Commodity Update, Oil – 11 August 2014
Oil benchmarks see out another volatile week
Investor sentiment shifted into risk off mode once again this week, with safe assets outperforming risk, largely off the back of further escalations in both the Iraqi conflict and Russia/West dialogue.
Russia’s retaliation against western sanctions, in the form of its own bans upon the importation of certain foods from a range of nations, has given a clear indication of the likelihood of it making any concessions over Ukraine.
This while In Iraq, reports that the US government was considering air strikes and drops of humanitarian aid quickly converted to reports that US war planes had struck targets in the Kurdish region of the country.
As a result of these events, both Brent and WTI crude prices spiked during the week before falling back ahead of the Friday close.
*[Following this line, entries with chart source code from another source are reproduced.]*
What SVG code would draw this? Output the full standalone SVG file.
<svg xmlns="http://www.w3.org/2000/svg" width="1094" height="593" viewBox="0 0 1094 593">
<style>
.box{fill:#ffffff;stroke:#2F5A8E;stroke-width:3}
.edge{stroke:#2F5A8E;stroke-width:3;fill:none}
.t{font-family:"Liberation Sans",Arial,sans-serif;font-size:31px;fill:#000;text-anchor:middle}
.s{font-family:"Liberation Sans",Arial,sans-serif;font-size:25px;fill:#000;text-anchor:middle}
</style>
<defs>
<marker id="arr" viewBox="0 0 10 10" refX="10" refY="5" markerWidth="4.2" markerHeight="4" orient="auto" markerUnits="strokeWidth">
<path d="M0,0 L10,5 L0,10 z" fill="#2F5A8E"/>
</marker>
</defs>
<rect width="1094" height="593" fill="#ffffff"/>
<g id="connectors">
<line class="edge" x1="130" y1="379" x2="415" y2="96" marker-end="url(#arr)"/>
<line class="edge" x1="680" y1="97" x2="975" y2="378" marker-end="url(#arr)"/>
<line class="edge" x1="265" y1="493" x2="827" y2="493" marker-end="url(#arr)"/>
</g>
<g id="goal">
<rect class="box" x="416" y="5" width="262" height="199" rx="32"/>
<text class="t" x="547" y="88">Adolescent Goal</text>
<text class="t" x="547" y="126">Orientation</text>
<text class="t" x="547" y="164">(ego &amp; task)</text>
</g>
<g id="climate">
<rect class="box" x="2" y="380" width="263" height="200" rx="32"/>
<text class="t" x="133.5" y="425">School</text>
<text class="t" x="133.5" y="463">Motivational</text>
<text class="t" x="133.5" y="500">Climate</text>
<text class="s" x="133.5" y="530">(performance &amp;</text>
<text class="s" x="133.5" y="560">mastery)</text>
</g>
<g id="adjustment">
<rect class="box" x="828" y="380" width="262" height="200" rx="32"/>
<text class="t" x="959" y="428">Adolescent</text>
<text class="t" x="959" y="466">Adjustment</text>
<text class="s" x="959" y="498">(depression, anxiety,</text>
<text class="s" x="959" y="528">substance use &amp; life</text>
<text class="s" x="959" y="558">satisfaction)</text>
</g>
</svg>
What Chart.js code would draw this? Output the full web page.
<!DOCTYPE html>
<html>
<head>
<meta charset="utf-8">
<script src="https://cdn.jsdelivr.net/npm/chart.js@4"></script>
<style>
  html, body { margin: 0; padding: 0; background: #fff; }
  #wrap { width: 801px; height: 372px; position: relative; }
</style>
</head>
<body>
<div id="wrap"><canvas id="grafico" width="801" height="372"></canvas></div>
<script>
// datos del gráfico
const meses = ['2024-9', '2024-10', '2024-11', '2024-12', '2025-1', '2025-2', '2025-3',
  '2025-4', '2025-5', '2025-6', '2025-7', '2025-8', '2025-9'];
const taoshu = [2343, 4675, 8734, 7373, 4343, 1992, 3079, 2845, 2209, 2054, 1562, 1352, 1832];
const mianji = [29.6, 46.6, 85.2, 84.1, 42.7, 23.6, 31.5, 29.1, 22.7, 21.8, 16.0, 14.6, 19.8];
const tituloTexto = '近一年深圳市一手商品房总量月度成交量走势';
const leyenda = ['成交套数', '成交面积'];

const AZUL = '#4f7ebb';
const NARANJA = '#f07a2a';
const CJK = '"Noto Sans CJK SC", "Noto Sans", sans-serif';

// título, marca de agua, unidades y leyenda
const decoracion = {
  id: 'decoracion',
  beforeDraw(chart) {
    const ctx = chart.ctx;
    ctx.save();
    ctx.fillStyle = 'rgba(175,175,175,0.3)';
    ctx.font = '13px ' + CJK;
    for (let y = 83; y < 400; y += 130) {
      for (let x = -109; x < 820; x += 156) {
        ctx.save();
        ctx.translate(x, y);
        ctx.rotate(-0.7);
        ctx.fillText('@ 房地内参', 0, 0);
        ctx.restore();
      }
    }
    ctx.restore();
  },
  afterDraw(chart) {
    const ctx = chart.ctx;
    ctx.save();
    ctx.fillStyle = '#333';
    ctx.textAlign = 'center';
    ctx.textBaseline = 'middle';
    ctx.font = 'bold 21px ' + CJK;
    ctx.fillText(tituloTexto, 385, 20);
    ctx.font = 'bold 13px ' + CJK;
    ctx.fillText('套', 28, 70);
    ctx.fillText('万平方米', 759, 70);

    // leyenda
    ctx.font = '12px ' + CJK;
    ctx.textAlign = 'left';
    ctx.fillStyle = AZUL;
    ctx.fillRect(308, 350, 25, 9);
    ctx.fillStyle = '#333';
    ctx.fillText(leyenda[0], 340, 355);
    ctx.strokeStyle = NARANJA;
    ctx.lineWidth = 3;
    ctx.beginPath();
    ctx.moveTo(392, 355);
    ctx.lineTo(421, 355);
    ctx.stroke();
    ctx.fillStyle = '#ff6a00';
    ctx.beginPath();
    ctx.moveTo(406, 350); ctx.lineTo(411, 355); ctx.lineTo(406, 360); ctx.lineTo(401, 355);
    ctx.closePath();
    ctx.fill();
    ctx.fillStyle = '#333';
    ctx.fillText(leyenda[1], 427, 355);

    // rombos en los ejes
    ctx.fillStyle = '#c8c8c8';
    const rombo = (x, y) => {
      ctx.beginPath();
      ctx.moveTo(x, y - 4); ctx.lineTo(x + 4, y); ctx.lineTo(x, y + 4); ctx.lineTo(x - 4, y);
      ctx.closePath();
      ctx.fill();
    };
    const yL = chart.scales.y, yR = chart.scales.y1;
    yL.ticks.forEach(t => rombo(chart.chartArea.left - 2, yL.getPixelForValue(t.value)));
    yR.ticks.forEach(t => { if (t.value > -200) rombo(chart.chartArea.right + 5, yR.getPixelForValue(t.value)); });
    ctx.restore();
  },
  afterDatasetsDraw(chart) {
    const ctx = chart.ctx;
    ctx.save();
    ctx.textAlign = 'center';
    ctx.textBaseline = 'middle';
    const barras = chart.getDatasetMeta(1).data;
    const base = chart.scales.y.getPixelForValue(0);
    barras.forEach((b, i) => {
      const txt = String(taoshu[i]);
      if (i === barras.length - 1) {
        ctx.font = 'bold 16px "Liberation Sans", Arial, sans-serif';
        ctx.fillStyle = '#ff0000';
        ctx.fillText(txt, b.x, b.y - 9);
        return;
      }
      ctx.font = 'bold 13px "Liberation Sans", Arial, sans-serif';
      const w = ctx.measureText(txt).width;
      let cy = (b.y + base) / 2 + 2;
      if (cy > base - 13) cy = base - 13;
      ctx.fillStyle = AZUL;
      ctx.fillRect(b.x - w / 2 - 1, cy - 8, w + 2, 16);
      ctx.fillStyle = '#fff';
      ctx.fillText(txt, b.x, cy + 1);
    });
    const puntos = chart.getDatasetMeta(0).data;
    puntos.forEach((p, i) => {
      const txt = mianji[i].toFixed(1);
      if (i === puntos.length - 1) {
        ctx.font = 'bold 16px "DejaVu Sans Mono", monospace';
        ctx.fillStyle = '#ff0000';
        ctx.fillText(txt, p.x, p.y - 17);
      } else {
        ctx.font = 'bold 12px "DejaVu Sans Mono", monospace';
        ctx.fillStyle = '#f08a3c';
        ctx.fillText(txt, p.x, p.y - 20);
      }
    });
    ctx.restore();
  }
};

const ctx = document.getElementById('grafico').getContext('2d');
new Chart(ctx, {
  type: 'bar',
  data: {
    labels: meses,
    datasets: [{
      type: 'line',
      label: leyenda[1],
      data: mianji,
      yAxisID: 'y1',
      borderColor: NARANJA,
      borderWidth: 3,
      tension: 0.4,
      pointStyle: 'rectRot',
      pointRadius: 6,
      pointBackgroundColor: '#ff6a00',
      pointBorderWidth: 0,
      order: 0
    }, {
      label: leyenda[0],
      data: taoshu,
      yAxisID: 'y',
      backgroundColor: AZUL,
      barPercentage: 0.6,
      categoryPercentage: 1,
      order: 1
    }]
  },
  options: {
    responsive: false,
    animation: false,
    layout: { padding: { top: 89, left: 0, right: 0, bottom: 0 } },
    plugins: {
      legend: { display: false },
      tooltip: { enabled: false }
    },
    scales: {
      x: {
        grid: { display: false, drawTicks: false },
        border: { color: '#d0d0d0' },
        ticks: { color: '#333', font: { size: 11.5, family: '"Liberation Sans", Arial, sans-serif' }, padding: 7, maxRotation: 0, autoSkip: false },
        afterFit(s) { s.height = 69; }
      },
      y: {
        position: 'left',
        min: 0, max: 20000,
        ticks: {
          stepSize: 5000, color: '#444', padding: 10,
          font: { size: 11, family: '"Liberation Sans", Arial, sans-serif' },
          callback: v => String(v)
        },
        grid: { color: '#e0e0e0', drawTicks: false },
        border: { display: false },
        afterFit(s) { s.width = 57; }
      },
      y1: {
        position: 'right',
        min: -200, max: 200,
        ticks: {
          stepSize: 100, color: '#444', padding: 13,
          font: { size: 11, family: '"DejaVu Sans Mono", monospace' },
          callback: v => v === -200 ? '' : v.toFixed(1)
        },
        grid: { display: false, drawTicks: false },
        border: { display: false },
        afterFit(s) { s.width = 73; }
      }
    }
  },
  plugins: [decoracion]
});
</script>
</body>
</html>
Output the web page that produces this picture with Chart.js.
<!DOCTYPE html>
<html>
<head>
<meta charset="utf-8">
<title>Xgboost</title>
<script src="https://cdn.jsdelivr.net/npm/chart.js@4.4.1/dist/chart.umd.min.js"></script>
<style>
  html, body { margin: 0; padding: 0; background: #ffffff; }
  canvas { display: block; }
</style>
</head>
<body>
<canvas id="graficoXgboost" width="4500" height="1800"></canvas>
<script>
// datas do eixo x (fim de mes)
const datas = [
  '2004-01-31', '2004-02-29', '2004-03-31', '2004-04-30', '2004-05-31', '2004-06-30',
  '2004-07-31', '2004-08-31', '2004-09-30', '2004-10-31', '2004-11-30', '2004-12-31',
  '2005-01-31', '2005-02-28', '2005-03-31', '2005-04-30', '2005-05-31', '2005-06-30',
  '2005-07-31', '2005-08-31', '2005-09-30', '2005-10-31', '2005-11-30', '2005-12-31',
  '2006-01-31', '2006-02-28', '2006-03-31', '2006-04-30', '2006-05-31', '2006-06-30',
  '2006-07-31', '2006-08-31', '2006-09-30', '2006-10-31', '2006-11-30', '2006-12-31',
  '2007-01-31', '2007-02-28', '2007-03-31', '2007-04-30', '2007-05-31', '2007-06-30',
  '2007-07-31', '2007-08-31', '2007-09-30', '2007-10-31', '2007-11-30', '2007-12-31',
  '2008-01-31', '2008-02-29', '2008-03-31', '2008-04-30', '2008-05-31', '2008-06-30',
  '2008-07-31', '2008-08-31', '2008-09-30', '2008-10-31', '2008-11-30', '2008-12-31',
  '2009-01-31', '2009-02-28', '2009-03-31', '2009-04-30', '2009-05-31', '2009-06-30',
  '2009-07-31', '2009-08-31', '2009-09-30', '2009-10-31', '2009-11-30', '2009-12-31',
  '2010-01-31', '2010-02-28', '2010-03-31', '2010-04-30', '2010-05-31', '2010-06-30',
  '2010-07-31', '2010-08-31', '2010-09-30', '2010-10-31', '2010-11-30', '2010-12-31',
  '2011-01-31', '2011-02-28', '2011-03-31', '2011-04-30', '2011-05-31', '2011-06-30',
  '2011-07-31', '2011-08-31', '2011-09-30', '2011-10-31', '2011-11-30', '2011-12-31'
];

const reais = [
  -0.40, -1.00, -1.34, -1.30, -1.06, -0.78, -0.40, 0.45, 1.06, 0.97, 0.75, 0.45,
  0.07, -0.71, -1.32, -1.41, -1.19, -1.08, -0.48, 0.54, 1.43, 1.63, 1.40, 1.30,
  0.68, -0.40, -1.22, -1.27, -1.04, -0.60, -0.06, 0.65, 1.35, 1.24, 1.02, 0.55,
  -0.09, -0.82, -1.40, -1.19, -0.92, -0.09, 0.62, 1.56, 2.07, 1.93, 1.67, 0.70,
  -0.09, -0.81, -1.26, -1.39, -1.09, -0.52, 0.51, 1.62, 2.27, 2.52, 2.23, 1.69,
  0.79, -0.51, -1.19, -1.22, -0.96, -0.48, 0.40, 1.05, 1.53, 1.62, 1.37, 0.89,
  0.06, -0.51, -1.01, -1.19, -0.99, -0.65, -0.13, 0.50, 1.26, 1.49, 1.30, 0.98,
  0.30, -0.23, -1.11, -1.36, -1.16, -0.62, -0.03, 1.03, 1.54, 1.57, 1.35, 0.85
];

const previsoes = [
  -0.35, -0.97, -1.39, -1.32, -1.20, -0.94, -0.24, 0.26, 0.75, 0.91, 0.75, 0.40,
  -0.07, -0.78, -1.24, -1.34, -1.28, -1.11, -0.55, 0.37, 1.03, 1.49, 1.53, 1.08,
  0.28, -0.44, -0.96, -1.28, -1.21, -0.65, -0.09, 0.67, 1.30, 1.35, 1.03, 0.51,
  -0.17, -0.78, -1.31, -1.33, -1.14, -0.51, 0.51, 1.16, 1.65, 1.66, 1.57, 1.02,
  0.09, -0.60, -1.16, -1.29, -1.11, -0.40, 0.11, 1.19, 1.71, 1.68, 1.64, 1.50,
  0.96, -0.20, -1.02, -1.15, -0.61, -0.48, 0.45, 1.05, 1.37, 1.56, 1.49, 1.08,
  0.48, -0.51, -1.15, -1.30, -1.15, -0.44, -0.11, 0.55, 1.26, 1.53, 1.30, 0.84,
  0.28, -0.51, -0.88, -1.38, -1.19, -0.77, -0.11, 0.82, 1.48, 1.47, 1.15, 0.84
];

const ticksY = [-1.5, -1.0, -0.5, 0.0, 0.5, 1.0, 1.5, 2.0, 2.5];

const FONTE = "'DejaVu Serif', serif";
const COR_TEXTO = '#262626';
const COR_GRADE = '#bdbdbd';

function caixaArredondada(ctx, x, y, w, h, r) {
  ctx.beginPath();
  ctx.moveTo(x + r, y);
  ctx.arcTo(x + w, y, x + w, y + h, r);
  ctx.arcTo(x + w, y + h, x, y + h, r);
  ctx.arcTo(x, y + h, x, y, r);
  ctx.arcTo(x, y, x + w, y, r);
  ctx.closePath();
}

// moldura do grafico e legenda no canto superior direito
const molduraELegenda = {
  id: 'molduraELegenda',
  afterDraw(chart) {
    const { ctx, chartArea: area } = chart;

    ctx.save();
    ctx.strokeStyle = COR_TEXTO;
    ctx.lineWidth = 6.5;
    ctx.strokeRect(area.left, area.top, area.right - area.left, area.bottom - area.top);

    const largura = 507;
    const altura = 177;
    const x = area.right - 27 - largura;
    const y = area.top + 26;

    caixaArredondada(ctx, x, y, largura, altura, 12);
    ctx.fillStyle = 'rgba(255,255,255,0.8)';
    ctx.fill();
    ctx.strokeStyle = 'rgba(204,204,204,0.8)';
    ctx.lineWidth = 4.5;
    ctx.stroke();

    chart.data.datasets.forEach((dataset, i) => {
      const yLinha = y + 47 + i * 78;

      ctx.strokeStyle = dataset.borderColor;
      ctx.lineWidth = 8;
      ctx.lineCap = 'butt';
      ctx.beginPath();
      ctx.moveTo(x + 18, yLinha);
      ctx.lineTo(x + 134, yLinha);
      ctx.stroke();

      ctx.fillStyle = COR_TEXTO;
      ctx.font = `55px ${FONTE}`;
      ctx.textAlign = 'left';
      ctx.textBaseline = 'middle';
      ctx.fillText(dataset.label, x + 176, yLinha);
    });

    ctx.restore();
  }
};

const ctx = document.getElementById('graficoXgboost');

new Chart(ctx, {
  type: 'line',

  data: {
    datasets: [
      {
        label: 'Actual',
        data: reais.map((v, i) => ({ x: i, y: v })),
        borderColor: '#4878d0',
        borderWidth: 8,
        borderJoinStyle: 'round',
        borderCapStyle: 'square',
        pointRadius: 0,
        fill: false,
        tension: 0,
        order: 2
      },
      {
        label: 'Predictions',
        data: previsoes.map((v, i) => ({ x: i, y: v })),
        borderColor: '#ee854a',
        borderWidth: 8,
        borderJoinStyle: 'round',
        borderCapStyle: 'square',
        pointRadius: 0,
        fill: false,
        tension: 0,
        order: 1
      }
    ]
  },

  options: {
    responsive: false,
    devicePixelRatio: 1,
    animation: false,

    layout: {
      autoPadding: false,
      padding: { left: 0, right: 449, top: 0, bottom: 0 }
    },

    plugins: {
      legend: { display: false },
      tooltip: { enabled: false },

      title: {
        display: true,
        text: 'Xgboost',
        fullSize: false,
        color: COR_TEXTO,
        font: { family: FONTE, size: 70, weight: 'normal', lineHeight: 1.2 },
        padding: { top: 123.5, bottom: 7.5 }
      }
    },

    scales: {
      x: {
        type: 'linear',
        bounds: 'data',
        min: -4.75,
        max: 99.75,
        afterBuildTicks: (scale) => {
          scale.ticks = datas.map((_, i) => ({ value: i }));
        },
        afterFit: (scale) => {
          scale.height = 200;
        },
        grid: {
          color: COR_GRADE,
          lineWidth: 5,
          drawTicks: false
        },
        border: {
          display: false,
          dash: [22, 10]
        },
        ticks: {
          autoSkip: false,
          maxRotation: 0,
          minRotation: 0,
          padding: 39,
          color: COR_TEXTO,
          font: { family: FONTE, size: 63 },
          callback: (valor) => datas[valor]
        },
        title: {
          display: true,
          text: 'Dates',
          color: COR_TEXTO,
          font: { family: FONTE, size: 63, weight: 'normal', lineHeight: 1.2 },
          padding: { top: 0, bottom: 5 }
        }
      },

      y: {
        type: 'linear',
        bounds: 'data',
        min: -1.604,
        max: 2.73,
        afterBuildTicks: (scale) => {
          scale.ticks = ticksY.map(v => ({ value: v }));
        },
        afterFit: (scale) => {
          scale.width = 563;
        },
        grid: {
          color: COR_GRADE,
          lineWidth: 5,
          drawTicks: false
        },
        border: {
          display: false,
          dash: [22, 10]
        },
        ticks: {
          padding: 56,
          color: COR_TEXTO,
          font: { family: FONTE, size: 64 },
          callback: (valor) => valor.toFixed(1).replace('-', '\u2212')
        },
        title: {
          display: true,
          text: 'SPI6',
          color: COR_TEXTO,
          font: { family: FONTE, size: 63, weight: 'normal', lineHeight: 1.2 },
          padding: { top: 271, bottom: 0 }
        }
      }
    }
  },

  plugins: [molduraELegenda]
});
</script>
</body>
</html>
Although the fundamental argument continues to see increasing supply weighing on prices over the months ahead, the threat of a further escalation in of a sanctions war between the west and Russia, as well as the potential for a protracted crisis/conflict in Iraq, continue to support expectations for elevated prices.
In addition to this, stronger momentum behind economic recoveries in the developed world also reinforces the demand side of the equation for oil prices. Consequently, we expect any further weakness in European and North American benchmarks to be met with firm offers over the weeks ahead.